Furlong became internationally famous in 1991 as John Connor in James Cameron's Terminator 2: Judgment Day, a performance that fused punkish defiance with real vulnerability and made him a touchstone for early-1990s cinema. That success opened a run of ambitious work: American Heart (1992) opposite Jeff Bridges, where he played a boy caught between a reformed father and street gravity; Tony Kaye's American History X (1998), in which his character's conscience becomes the film's battleground; and a series of darker, smaller projects that reflected both his gifts and his volatility. He also returned to the Terminator franchise later in a reduced capacity. Off-screen, his career was repeatedly interrupted by legal troubles and substance abuse, creating a stop-start rhythm in which potential comebacks competed with tabloid narrative - a pattern that made his early triumph feel both monumental and precarious.

Philosophy, Style, and Themes

Furlong's best performances are built on exposure - the sense that the character's defenses are borrowed and could fail at any moment. He often plays boys and young men negotiating inherited violence: family damage, street ideology, and the seductive certainty offered by older mentors. His screen presence is not polished; it is reactive, listening-heavy, with micro-shifts that suggest a kid sizing up danger. That quality made him ideal for stories about social contagion, especially racism and masculine performance. In reflecting on the world of American History X, he insisted on a moral baseline that is less slogan than observation: "People aren't born racist". The line fits his work because he consistently portrays identity as learned - and therefore reversible - even when the learning happens in brutal rooms.

His interviews also reveal a psychology shaped by misread signals: he can seem withdrawn when he is simply quiet, and he understands how an image hardens around a young star. "But I'm not like sad, depressed miserable person. I guess sometimes I give off that impression". That tension - between how he is perceived and how he feels - runs through his characters, who are frequently judged by appearance, rumor, or association.
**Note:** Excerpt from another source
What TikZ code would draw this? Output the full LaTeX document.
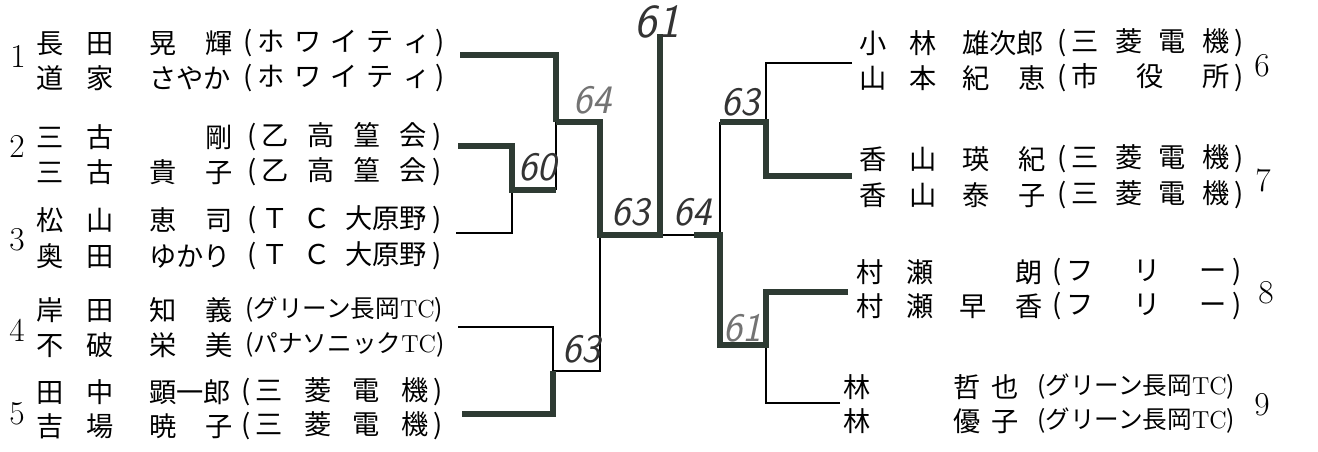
\documentclass[tikz,border=0pt]{standalone}
\usepackage{fontspec}
\newfontfamily\jp{Noto Sans CJK JP}
\definecolor{marker}{HTML}{2E3B33}
% name fields: surname, given name, club
\newcommand{\sei}[1]{\makebox[1.54cm][s]{#1}}
\newcommand{\mei}[1]{\makebox[1.66cm][s]{#1}}
\newcommand{\nm}[3][0.72cm]{\sei{#2}\hspace{#1}\mei{#3}}
\newcommand{\aff}[2]{(\hspace{3pt}\makebox[#1][s]{#2}\hspace{3pt})}
\newcommand{\club}[1]{{\fontsize{14pt}{16pt}\selectfont(#1{\rmfamily TC})}}
\tikzset{
  entry/.style={anchor=west, inner sep=0pt, font=\jp\fontsize{15.5pt}{18pt}\selectfont},
  seed/.style={inner sep=0pt, font=\fontsize{19pt}{22pt}\selectfont},
  lose/.style={draw=black, line width=1.2pt},
  win/.style={draw=marker, line width=3.2pt},
  score/.style={inner sep=0pt, text=black!80, font=\sffamily\itshape\fontsize{23pt}{26pt}\selectfont}
}
\begin{document}
\begin{tikzpicture}[x=0.02cm, y=-0.02cm]
  \path[fill=white] (0,0) rectangle (1318,452);
  % LEFT HALF
  \foreach \nd/\x/\y/\s/\ax/\a in {
    a1/36/43/{\nm{長\hfil 田}{晃\hfil 輝}}/243/{\aff{3.45cm}{ホ\hfil ワ\hfil イ\hfil テ\hfil ィ}},
    b1/36/78/{\nm{道\hfil 家}{さやか}}/243/{\aff{3.45cm}{ホ\hfil ワ\hfil イ\hfil テ\hfil ィ}},
    a2/36/137/{\nm{三\hfil 古}{\hfil 剛}}/247/{\aff{3.3cm}{乙\hfil 高\hfil 篁\hfil 会}},
    b2/36/172/{\nm{三\hfil 古}{貴\hfil 子}}/247/{\aff{3.3cm}{乙\hfil 高\hfil 篁\hfil 会}},
    a3/36/220/{\nm{松\hfil 山}{恵\hfil 司}}/247/{\aff{3.3cm}{Ｔ\hfil Ｃ\hfil 大原野}},
    b3/36/256/{\nm{奥\hfil 田}{ゆかり}}/247/{\aff{3.3cm}{Ｔ\hfil Ｃ\hfil 大原野}},
    a4/36/310/{\nm{岸\hfil 田}{知\hfil 義}}/245/{\club{グリーン長岡}},
    b4/36/345/{\nm{不\hfil 破}{栄\hfil 美}}/245/{\club{パナソニック}},
    a5/36/392/{\nm{田\hfil 中}{顕一郎}}/241/{\aff{3.45cm}{三\hfil 菱\hfil 電\hfil 機}},
    b5/36/426/{\nm{吉\hfil 場}{暁\hfil 子}}/241/{\aff{3.45cm}{三\hfil 菱\hfil 電\hfil 機}},
  % RIGHT HALF
    a6/859/43/{\nm[0.52cm]{小\hfil 林}{雄次郎}}/1057/{\aff{3.15cm}{三\hfil 菱\hfil 電\hfil 機}},
    b6/859/78/{\nm[0.52cm]{山\hfil 本}{紀\hfil 恵}}/1057/{\aff{3.15cm}{市\hfil 役\hfil 所}},
    a7/859/159/{\nm[0.52cm]{香\hfil 山}{瑛\hfil 紀}}/1057/{\aff{3.15cm}{三\hfil 菱\hfil 電\hfil 機}},
    b7/859/195/{\nm[0.52cm]{香\hfil 山}{泰\hfil 子}}/1057/{\aff{3.15cm}{三\hfil 菱\hfil 電\hfil 機}},
    a8/856/272/{\nm[0.52cm]{村\hfil 瀬}{\hfil 朗}}/1052/{\aff{3.2cm}{フ\hfil リ\hfil ー}},
    b8/856/306/{\nm[0.52cm]{村\hfil 瀬}{早\hfil 香}}/1052/{\aff{3.2cm}{フ\hfil リ\hfil ー}},
    a9/843/387/{\makebox[2.2cm][l]{林}\makebox[1.3cm][s]{哲\hfil 也}}/1037/{\club{グリーン長岡}},
    b9/843/421/{\makebox[2.2cm][l]{林}\makebox[1.3cm][s]{優\hfil 子}}/1037/{\club{グリーン長岡}}
  } {
    \node[entry] (\nd) at (\x,\y) {\s};
    \node[entry] (\nd-aff) at (\ax,\y) {\a};
  }
  % Seed numbers
  \foreach \i/\x/\y in {1/18/56, 2/17/146, 3/17/240, 4/17/330, 5/17/414,
                        6/1262/66, 7/1263/180, 8/1266/293, 9/1262/405}
    \node[seed] (n\i) at (\x,\y) {\i};
  % Bracket points
  \coordinate (p1) at (460,55);  \coordinate (p2) at (458,146);
  \coordinate (p3) at (456,233); \coordinate (p4) at (458,327);
  \coordinate (p5) at (462,414);
  \coordinate (p6) at (852,63);  \coordinate (p7) at (852,176);
  \coordinate (p8) at (848,292); \coordinate (p9) at (840,403);
  \coordinate (j23) at (512,190); \coordinate (j1) at (556,122);
  \coordinate (j45) at (553,371); \coordinate (js) at (600,235);
  \coordinate (jf) at (660,235);  \coordinate (top) at (660,34);
  \coordinate (j67) at (766,122); \coordinate (j89) at (766,345);
  \coordinate (jr) at (720,235);  \coordinate (jm) at (694,235);
  % Losers
  \draw[lose] (p3) -| (j23);
  \draw[lose] (j23 -| j1) -- (j1);
  \draw[lose] (p4) -| (j45);
  \draw[lose] (j45) -- (j45 -| js) -- (js);
  \draw[lose] (jf) -- (jr);
  \draw[lose] (p6) -| (j67);
  \draw[lose] (j67 -| jr) -- (jr);
  \draw[lose] (p9) -| (j89);
  % Winners
  \draw[win] (p1) -| (j1);
  \draw[win] (p2) -| (j23) -- (j23 -| j1);
  \draw[win] (j1) -| (js) -- (jf) -- (top);
  \draw[win] (p5) -| (j45);
  \draw[win] (p7) -| (j67) -- (j67 -| jr);
  \draw[win] (p8) -| (j89) -| (jr) -- (jm);
  % Scores
  \node[score, text=black!55] (s1) at (592,100) {64};
  \node[score] (s2) at (537,167) {60};
  \node[score] (s3) at (630,212) {63};
  \node[score] (s4) at (581,349) {63};
  \node[score, font=\sffamily\itshape\fontsize{27pt}{30pt}\selectfont] (s5) at (657,22) {61};
  \node[score] (s6) at (692,212) {64};
  \node[score] (s7) at (740,102) {63};
  \node[score, text=black!55] (s8) at (742,328) {61};
\end{tikzpicture}
\end{document}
At the same time, he has framed his life with a kind of battered gratitude rather than self-mythologizing, acknowledging damage without surrendering to it: "It hasn't been a totally smooth road, but in the whole span of things I feel like a very lucky person". The statement is revealing: Furlong tends to narrate himself not as a cautionary tale but as someone still in motion, still trying to translate early fame into lasting adulthood.

Legacy and Influence

Furlong's enduring imprint rests on a rare thing: a child star performance that became an era-defining symbol of teenage resistance, then matured into challenging adult roles that confronted American violence at home. Even when his filmography turned uneven, casting directors and audiences continued to recognize the specific instrument he brought - a bruised sincerity, a capacity for sudden tenderness, and an outsider's antenna for power dynamics. For many viewers, he remains the face of early-1990s blockbuster adolescence; for others, his later work functions as a case study in how talent and instability can coexist in the same body, and how the culture that elevates young actors can also watch, fascinated, as they struggle to outgrow the part.